--- Data extract ---

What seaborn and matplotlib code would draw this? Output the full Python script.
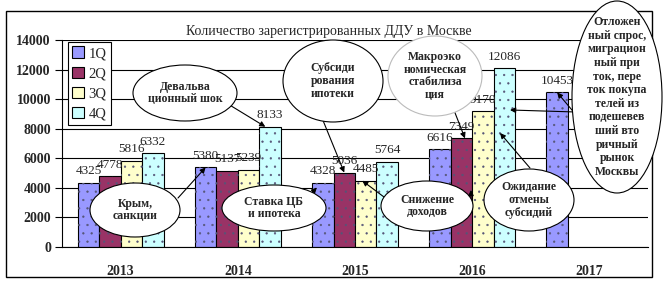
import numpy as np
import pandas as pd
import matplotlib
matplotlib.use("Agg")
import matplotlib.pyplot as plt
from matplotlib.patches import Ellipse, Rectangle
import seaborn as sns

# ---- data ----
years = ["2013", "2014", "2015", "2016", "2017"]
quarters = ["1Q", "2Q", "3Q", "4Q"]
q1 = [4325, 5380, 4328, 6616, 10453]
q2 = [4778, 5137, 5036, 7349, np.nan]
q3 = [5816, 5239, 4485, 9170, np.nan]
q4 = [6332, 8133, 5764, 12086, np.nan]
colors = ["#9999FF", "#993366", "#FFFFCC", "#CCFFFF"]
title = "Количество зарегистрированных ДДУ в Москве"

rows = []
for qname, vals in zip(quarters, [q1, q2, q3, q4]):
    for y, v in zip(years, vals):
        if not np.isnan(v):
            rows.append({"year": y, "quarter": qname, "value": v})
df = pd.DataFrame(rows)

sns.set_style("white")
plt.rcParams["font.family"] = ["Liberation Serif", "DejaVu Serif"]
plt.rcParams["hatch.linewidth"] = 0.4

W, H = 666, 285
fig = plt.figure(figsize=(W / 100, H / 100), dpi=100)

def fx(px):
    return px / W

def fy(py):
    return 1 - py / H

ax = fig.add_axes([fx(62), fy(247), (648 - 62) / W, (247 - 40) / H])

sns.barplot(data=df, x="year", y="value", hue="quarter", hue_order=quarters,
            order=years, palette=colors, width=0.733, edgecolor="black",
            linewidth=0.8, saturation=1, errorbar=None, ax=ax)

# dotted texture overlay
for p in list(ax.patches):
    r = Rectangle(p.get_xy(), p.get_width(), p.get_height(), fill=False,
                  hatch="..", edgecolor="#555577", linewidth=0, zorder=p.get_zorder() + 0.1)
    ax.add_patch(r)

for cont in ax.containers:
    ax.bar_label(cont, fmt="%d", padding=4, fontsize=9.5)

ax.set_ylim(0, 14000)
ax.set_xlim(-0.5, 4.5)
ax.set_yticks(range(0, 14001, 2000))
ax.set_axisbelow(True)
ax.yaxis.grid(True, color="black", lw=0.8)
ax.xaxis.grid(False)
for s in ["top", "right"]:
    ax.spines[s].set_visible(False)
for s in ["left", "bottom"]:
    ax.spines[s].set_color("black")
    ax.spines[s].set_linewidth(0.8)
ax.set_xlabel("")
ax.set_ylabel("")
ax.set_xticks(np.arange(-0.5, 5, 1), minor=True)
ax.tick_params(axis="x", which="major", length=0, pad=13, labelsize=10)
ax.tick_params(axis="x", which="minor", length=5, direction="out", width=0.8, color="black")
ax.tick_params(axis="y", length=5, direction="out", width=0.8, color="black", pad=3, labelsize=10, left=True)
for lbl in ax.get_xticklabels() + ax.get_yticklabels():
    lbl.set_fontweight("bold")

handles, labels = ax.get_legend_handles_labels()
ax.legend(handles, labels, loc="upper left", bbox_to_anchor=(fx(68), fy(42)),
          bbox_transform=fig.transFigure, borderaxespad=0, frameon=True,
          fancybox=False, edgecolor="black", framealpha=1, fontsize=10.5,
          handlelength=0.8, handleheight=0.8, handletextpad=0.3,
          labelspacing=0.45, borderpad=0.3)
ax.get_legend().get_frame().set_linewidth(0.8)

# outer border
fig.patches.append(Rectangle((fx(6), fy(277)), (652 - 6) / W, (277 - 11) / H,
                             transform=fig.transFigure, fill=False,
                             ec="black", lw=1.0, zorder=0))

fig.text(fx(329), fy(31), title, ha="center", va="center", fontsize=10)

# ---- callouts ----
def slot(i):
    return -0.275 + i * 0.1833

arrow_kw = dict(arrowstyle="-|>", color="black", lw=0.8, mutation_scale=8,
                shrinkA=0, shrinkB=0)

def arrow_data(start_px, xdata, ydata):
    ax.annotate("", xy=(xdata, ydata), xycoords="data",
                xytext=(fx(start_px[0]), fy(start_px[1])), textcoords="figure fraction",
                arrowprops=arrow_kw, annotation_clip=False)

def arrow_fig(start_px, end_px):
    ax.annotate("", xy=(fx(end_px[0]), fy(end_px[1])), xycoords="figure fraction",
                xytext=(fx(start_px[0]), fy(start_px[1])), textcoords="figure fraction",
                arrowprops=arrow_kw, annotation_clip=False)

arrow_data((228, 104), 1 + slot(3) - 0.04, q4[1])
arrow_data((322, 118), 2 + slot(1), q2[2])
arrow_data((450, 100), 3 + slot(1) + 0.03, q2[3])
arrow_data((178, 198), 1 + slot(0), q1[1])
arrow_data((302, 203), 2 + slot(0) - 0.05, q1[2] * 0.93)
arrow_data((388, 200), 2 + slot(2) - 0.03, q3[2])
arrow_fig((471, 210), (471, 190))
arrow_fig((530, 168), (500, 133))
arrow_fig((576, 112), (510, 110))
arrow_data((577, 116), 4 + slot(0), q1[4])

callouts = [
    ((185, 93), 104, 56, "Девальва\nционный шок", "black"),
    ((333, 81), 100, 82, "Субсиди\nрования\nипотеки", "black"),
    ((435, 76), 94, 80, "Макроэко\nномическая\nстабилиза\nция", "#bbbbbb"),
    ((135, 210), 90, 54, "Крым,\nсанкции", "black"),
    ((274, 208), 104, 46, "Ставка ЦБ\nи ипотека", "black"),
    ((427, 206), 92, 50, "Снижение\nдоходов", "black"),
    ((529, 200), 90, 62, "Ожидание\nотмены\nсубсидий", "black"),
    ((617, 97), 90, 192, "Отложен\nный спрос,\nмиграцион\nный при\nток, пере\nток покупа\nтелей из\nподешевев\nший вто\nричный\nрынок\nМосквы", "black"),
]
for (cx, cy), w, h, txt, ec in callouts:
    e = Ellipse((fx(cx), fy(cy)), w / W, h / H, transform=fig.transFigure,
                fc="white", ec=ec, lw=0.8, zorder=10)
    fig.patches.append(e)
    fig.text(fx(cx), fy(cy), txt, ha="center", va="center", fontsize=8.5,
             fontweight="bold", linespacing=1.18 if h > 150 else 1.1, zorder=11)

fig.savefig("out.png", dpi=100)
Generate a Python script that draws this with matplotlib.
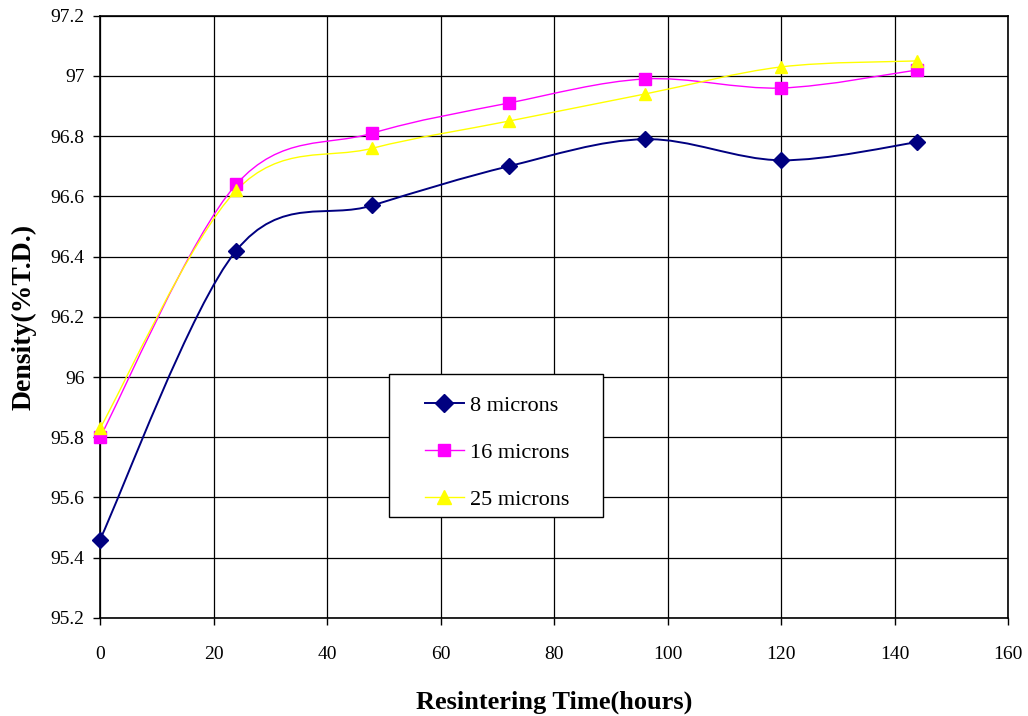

---

--- Work to complete ---
Set down the records above word for word, from the first line through the line containing "ax.add_patch(r)", both included; leave out the pictures.

--- Response to the exercise ---
What seaborn and matplotlib code would draw this? Output the full Python script.
import numpy as np
import pandas as pd
import matplotlib
matplotlib.use("Agg")
import matplotlib.pyplot as plt
from matplotlib.patches import Ellipse, Rectangle
import seaborn as sns

# ---- data ----
years = ["2013", "2014", "2015", "2016", "2017"]
quarters = ["1Q", "2Q", "3Q", "4Q"]
q1 = [4325, 5380, 4328, 6616, 10453]
q2 = [4778, 5137, 5036, 7349, np.nan]
q3 = [5816, 5239, 4485, 9170, np.nan]
q4 = [6332, 8133, 5764, 12086, np.nan]
colors = ["#9999FF", "#993366", "#FFFFCC", "#CCFFFF"]
title = "Количество зарегистрированных ДДУ в Москве"

rows = []
for qname, vals in zip(quarters, [q1, q2, q3, q4]):
    for y, v in zip(years, vals):
        if not np.isnan(v):
            rows.append({"year": y, "quarter": qname, "value": v})
df = pd.DataFrame(rows)

sns.set_style("white")
plt.rcParams["font.family"] = ["Liberation Serif", "DejaVu Serif"]
plt.rcParams["hatch.linewidth"] = 0.4

W, H = 666, 285
fig = plt.figure(figsize=(W / 100, H / 100), dpi=100)

def fx(px):
    return px / W

def fy(py):
    return 1 - py / H

ax = fig.add_axes([fx(62), fy(247), (648 - 62) / W, (247 - 40) / H])

sns.barplot(data=df, x="year", y="value", hue="quarter", hue_order=quarters,
            order=years, palette=colors, width=0.733, edgecolor="black",
            linewidth=0.8, saturation=1, errorbar=None, ax=ax)

# dotted texture overlay
for p in list(ax.patches):
    r = Rectangle(p.get_xy(), p.get_width(), p.get_height(), fill=False,
                  hatch="..", edgecolor="#555577", linewidth=0, zorder=p.get_zorder() + 0.1)
    ax.add_patch(r)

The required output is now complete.